Figure scripts
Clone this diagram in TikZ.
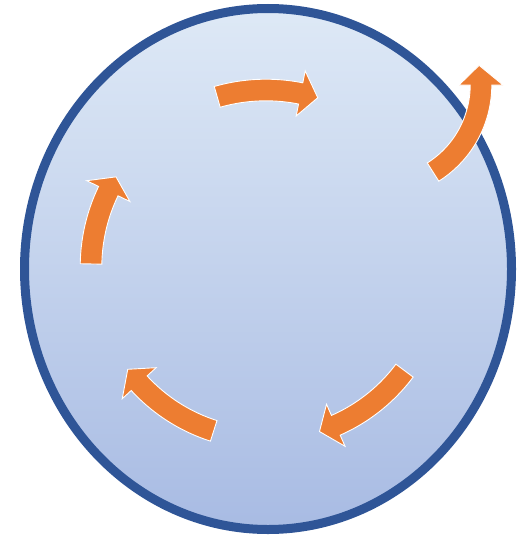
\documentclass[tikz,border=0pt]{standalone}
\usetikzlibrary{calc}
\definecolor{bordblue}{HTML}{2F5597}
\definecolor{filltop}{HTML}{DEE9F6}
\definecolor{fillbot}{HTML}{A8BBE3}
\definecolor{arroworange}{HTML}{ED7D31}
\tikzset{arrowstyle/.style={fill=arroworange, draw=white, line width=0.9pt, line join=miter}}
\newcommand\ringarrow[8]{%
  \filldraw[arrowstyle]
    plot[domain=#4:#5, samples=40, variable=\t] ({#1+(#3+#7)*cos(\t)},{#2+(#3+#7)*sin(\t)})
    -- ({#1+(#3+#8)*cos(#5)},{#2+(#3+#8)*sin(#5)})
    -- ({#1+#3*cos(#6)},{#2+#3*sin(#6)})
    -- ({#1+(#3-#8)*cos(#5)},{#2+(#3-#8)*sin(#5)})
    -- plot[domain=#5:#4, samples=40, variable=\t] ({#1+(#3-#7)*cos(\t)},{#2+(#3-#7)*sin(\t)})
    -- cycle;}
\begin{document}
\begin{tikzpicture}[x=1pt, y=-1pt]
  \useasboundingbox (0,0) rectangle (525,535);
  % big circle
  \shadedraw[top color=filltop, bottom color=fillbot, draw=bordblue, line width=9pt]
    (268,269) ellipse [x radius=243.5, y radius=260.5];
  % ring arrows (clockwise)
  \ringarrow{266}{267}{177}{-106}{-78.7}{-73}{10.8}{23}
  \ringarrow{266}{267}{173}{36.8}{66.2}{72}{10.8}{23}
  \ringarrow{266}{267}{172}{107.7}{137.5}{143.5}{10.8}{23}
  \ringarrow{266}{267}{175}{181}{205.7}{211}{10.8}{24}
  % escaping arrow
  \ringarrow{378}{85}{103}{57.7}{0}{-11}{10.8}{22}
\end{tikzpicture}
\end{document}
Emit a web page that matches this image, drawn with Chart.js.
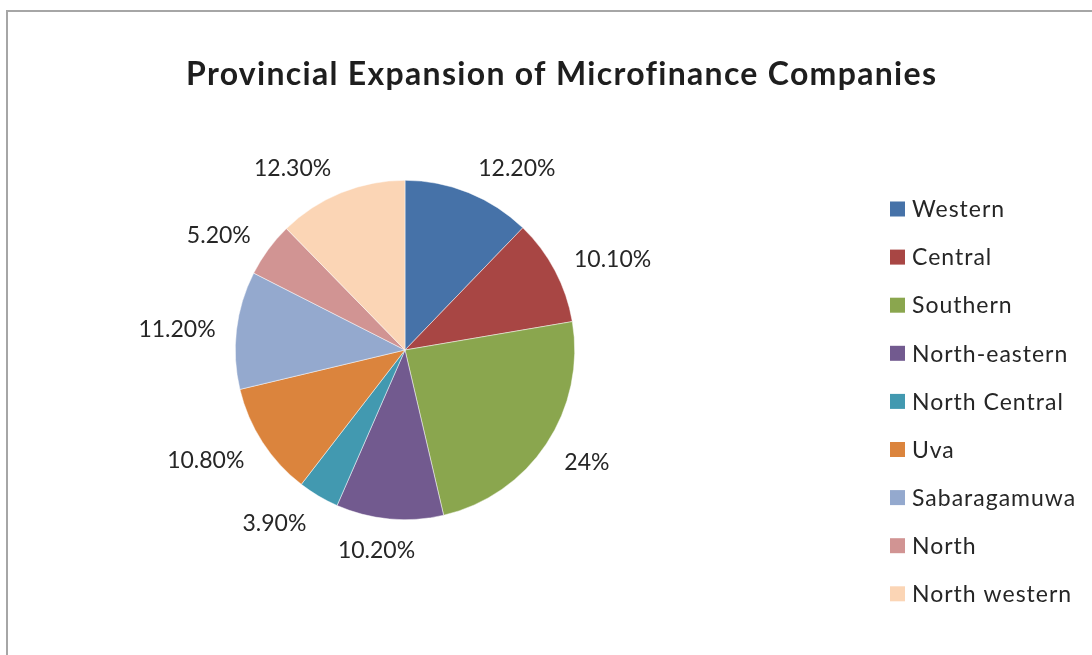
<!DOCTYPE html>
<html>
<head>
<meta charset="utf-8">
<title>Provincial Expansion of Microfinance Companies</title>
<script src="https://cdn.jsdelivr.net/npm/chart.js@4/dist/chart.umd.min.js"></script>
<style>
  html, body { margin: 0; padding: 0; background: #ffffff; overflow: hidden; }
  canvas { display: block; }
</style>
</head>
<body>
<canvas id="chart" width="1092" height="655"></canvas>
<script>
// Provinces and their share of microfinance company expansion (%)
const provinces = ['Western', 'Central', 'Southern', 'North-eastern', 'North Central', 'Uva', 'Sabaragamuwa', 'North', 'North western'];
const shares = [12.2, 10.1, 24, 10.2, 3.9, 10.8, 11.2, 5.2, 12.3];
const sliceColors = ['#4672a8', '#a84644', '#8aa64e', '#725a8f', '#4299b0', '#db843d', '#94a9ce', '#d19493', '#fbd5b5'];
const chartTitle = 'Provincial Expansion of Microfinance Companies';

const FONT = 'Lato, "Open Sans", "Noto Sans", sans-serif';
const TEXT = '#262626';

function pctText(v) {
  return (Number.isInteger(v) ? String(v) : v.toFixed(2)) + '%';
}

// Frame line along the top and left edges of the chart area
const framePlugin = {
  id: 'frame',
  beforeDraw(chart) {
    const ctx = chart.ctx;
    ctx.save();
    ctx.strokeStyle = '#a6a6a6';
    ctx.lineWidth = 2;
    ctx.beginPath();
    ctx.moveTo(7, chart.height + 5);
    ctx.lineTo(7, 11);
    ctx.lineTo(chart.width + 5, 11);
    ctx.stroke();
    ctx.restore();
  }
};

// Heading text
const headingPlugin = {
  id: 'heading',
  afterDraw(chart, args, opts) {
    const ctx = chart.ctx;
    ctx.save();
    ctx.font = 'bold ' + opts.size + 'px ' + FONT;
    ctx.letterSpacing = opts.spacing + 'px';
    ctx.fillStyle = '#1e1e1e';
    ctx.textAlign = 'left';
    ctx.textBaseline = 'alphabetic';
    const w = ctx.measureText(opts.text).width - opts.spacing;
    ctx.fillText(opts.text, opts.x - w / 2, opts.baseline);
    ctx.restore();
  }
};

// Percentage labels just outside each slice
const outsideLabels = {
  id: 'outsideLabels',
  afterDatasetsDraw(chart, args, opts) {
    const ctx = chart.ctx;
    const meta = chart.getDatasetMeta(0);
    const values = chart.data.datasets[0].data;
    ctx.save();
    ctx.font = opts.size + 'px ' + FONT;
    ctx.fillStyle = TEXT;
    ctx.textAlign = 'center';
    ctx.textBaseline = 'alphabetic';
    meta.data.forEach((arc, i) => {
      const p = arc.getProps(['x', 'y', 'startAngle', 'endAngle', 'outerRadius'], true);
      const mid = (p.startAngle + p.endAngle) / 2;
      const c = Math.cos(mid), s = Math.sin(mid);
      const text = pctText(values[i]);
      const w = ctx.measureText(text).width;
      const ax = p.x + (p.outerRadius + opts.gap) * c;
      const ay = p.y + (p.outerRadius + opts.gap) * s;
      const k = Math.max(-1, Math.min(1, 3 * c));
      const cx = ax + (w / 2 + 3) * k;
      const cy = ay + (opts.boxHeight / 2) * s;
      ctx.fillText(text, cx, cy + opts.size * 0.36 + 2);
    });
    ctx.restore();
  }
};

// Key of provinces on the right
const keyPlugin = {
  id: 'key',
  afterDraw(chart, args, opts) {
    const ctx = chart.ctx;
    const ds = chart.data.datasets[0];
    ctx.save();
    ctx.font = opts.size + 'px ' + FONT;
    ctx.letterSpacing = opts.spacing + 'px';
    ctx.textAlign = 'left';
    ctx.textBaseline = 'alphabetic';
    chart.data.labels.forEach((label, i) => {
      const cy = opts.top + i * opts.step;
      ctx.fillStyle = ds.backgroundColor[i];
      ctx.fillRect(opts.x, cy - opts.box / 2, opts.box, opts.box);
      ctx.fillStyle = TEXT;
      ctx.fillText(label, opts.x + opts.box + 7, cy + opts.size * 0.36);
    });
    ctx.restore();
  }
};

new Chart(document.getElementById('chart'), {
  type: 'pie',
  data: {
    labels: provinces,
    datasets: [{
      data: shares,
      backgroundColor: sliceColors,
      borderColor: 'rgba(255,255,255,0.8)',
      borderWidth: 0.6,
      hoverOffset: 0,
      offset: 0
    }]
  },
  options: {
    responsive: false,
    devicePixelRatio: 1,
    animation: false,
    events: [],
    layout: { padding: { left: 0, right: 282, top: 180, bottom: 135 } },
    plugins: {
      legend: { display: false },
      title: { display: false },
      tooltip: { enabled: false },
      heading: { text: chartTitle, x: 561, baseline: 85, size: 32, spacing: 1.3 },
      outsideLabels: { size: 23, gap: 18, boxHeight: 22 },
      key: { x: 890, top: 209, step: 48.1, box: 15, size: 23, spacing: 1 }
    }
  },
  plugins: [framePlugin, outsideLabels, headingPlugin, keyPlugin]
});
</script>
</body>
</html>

■ WHAT IS BEING ASKED ■
Copy out every line of the listing that contains the string "this".

■ REPLY ■
Clone this diagram in TikZ.
Emit a web page that matches this image, drawn with Chart.js.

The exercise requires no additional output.